The pitcher didn't feel the same.
"I really worked exceptionally hard to try and make this," Bellamy said. "I thought I'd give it one last hurrah, just because for everything I've gone through, I think I owe it to myself. I worked so hard this off-season with my arm to get back to where it was."
So for Bellamy, the road into Winnipeg is a lifeline, one more shot at the show. Forney wants to see if he can be the club's closer; Bellamy wants to be the guy with the ball in his hand, under that kind of pressure. Plus, he said, it sounded like being a Goldeye would be a blast.
"I really didn't want to go to a place where I felt like I was playing low, low, low-level baseball," Bellamy said. "If there's 20 people in the stands and I'm playing in a really small ballpark, is it really worth extending my career, just to say I'm extending my career another year or two?

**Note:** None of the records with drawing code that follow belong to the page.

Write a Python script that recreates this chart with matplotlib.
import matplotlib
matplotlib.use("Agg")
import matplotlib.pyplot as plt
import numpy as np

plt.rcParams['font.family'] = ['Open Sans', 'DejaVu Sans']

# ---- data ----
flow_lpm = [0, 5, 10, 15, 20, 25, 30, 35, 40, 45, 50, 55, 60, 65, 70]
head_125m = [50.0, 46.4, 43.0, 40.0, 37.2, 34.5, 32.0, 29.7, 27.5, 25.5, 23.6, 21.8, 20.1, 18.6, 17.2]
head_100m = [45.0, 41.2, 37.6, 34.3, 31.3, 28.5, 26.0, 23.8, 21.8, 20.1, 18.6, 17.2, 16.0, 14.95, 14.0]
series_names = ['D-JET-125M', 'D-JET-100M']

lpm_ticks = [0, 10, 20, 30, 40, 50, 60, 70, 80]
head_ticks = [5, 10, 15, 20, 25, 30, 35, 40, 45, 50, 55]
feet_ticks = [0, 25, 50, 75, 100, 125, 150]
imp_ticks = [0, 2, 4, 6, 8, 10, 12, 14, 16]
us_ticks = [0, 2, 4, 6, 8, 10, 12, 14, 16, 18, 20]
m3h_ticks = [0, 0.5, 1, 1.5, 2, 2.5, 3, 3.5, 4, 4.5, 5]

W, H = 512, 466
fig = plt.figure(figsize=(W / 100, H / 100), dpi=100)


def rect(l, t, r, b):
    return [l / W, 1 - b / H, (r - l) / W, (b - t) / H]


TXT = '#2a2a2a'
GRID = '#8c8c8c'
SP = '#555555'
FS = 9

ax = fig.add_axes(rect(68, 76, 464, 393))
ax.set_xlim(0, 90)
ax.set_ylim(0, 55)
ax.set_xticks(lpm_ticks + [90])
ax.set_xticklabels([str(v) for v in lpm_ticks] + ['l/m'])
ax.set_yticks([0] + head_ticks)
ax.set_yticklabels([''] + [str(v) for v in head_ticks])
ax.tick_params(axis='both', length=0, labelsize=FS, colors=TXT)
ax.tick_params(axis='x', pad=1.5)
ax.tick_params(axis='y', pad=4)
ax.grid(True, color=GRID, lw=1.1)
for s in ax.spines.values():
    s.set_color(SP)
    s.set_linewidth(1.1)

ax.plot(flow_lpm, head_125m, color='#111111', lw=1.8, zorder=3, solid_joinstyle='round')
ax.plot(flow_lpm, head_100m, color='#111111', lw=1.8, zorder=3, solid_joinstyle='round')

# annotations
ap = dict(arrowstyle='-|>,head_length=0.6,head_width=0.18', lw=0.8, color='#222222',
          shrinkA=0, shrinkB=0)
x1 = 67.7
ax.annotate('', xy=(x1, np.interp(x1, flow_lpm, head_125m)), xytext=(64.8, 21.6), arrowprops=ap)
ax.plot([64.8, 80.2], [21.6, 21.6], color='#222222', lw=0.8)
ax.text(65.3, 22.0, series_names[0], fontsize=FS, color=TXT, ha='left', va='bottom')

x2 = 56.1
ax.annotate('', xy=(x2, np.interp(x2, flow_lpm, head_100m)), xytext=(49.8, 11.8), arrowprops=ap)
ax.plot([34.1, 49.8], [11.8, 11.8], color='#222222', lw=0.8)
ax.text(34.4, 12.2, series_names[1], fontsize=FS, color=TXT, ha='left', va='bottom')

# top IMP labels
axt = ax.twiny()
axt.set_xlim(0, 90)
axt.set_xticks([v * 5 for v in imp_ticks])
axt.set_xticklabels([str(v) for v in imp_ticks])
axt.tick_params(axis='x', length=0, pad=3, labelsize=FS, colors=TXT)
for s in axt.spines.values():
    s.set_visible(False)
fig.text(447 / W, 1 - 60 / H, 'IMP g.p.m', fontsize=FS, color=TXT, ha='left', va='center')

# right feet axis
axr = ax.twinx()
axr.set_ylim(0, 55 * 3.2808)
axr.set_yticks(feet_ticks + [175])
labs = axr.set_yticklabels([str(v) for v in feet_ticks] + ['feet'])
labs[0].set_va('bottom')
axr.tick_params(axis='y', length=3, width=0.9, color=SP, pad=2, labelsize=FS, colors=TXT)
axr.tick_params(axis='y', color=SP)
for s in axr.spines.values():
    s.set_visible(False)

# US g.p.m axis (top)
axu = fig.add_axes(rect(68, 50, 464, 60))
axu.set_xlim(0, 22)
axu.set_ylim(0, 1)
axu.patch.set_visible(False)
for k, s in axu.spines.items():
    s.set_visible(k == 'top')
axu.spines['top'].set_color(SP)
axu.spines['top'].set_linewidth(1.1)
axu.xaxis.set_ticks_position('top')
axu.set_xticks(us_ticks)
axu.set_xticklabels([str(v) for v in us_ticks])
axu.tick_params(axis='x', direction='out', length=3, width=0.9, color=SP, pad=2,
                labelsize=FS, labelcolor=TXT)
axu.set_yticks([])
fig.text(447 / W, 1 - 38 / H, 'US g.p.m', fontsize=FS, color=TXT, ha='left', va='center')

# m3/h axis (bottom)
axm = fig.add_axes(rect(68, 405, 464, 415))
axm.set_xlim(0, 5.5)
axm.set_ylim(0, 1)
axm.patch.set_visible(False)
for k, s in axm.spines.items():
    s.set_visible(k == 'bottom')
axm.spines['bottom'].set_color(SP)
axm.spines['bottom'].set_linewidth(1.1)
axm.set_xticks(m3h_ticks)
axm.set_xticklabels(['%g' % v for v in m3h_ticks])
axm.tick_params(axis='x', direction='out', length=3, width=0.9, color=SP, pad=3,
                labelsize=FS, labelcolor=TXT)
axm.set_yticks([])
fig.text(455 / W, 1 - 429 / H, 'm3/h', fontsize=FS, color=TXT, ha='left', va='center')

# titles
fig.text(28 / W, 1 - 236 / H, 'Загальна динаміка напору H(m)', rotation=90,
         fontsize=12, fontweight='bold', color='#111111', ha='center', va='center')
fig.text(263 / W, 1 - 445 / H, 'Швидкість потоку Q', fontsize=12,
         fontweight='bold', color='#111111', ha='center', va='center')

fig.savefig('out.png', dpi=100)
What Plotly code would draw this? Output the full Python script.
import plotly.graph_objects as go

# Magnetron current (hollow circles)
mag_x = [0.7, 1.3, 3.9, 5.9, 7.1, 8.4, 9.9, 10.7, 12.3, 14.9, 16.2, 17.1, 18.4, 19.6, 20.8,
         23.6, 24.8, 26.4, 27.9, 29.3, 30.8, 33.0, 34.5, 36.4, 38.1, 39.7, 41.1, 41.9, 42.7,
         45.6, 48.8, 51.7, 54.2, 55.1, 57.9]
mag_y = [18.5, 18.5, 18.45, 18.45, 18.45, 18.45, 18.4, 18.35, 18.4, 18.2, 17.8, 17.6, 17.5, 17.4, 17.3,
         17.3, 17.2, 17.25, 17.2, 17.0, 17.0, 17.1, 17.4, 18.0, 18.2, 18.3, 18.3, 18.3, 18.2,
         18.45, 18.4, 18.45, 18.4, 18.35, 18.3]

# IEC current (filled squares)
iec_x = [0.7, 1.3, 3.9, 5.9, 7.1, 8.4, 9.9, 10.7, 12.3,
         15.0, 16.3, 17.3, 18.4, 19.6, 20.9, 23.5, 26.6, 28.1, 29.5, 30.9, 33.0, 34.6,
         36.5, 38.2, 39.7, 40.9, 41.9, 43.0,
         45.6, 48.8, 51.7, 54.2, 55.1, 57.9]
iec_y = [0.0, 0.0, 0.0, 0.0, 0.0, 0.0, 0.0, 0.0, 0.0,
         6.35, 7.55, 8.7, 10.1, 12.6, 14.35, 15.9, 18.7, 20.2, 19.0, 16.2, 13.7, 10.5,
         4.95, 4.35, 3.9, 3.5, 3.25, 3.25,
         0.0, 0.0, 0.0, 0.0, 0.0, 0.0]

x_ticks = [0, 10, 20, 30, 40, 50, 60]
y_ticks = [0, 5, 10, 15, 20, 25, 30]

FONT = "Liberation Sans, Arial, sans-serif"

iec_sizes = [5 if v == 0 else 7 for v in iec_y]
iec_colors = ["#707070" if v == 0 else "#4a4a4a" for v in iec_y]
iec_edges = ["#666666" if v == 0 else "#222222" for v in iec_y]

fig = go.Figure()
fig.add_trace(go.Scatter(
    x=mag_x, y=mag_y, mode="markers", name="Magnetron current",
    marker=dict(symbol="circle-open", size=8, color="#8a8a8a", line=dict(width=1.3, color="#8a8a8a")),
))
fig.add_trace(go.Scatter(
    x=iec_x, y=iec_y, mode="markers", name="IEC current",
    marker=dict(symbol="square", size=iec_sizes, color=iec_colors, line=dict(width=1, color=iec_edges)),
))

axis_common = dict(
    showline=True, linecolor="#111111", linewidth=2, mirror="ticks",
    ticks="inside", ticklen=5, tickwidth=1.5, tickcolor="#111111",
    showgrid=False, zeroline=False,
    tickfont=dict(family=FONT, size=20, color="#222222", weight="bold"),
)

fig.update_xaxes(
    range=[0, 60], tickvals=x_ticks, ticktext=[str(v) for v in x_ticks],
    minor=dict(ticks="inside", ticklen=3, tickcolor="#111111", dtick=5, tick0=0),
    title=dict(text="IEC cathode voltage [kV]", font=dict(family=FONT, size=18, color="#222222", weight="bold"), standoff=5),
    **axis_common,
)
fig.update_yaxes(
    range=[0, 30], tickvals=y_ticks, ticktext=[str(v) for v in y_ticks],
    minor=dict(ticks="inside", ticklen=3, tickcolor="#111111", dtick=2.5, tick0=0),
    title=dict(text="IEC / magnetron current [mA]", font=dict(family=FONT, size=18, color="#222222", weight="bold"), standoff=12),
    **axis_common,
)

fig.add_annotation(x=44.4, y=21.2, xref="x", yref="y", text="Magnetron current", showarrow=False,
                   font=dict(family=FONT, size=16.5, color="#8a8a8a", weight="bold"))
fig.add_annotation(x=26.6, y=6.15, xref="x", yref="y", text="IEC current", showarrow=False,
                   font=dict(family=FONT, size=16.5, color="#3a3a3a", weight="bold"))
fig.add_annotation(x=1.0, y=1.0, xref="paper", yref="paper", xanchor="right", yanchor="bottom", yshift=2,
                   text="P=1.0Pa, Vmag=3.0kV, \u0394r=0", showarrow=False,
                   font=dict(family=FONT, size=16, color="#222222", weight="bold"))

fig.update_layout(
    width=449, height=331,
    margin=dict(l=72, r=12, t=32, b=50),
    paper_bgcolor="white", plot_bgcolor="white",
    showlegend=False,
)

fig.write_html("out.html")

Winnipeg sounds like a lot of fun with the crowds, and the nice locker-room, and nice weight room."
So Winnipeg then, 36 hours of driving up that long road. Not where a Florida kid dreams of growing up playing ball, but hey -- if Bellamy can throw, it will all be worth it.
"It's funny where your baseball career does take you," he said, and you could almost hear the grin over the phone. "You do a lot of travelling, see a lot of places. It'll be an exciting adventure."